■ Written task ■
From the first line of the data below through the line holding "ax.spines[s].set_linewidth(1.2)", output each line exactly and leave the pictures out.

■ Dataset extract ■

--------------------

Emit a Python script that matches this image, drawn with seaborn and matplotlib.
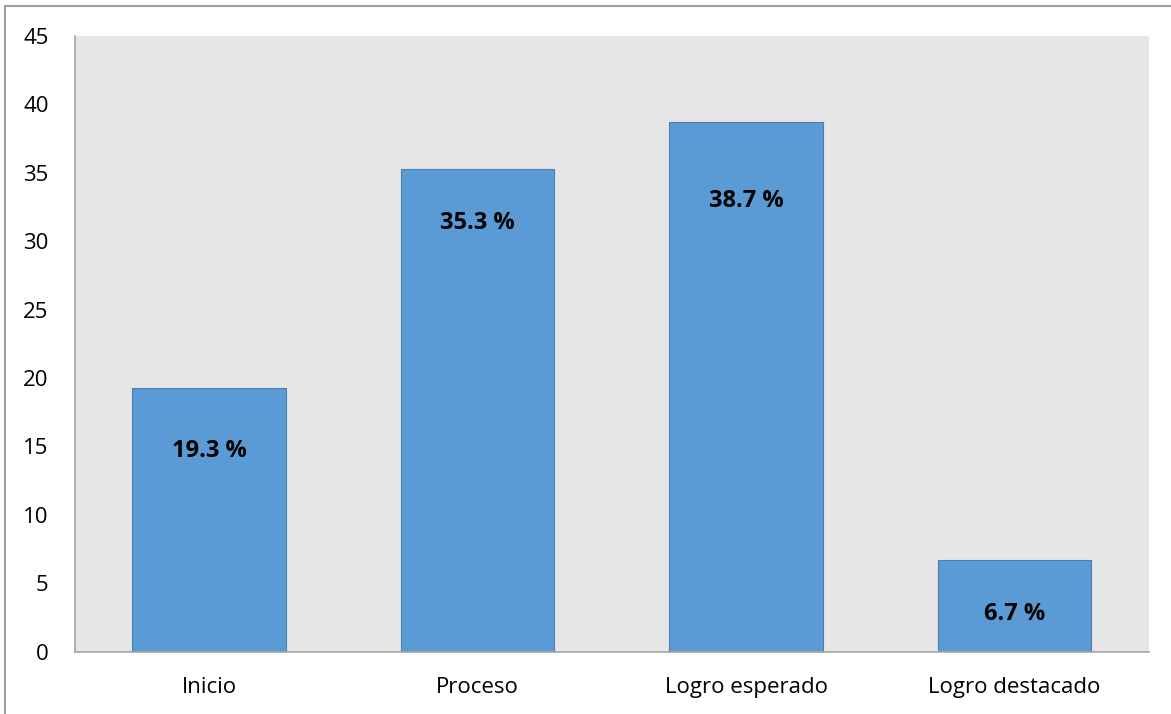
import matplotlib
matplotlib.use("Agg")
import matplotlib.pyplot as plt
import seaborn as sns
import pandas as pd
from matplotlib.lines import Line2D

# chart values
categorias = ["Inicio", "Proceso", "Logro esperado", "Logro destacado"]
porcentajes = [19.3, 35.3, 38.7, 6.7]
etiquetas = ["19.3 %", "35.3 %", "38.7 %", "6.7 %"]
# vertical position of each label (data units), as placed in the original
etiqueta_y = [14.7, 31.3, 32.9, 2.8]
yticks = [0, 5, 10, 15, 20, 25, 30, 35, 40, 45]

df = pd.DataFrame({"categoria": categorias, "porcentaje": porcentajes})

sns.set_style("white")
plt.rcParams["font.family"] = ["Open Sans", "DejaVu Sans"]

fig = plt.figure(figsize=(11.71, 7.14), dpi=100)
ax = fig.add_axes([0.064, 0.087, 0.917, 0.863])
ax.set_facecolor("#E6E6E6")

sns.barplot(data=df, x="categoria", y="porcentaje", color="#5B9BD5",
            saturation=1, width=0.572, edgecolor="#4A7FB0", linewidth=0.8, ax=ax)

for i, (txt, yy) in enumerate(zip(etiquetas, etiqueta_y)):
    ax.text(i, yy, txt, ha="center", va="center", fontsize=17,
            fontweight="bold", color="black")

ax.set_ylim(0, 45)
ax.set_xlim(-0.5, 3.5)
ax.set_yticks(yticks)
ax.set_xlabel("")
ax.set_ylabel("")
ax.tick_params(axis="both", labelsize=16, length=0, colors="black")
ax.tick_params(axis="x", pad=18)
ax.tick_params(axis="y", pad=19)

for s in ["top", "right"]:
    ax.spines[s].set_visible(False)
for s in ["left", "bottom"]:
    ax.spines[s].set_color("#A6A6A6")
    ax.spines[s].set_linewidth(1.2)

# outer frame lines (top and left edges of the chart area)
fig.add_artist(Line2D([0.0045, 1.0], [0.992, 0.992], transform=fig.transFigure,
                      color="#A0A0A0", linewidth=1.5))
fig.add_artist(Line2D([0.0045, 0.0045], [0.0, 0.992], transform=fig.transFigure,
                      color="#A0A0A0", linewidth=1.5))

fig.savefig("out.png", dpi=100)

--------------------

■ Result of the exercise ■
Emit a Python script that matches this image, drawn with seaborn and matplotlib.
import matplotlib
matplotlib.use("Agg")
import matplotlib.pyplot as plt
import seaborn as sns
import pandas as pd
from matplotlib.lines import Line2D

# chart values
categorias = ["Inicio", "Proceso", "Logro esperado", "Logro destacado"]
porcentajes = [19.3, 35.3, 38.7, 6.7]
etiquetas = ["19.3 %", "35.3 %", "38.7 %", "6.7 %"]
# vertical position of each label (data units), as placed in the original
etiqueta_y = [14.7, 31.3, 32.9, 2.8]
yticks = [0, 5, 10, 15, 20, 25, 30, 35, 40, 45]

df = pd.DataFrame({"categoria": categorias, "porcentaje": porcentajes})

sns.set_style("white")
plt.rcParams["font.family"] = ["Open Sans", "DejaVu Sans"]

fig = plt.figure(figsize=(11.71, 7.14), dpi=100)
ax = fig.add_axes([0.064, 0.087, 0.917, 0.863])
ax.set_facecolor("#E6E6E6")

sns.barplot(data=df, x="categoria", y="porcentaje", color="#5B9BD5",
            saturation=1, width=0.572, edgecolor="#4A7FB0", linewidth=0.8, ax=ax)

for i, (txt, yy) in enumerate(zip(etiquetas, etiqueta_y)):
    ax.text(i, yy, txt, ha="center", va="center", fontsize=17,
            fontweight="bold", color="black")

ax.set_ylim(0, 45)
ax.set_xlim(-0.5, 3.5)
ax.set_yticks(yticks)
ax.set_xlabel("")
ax.set_ylabel("")
ax.tick_params(axis="both", labelsize=16, length=0, colors="black")
ax.tick_params(axis="x", pad=18)
ax.tick_params(axis="y", pad=19)

for s in ["top", "right"]:
    ax.spines[s].set_visible(False)
for s in ["left", "bottom"]:
    ax.spines[s].set_color("#A6A6A6")
    ax.spines[s].set_linewidth(1.2)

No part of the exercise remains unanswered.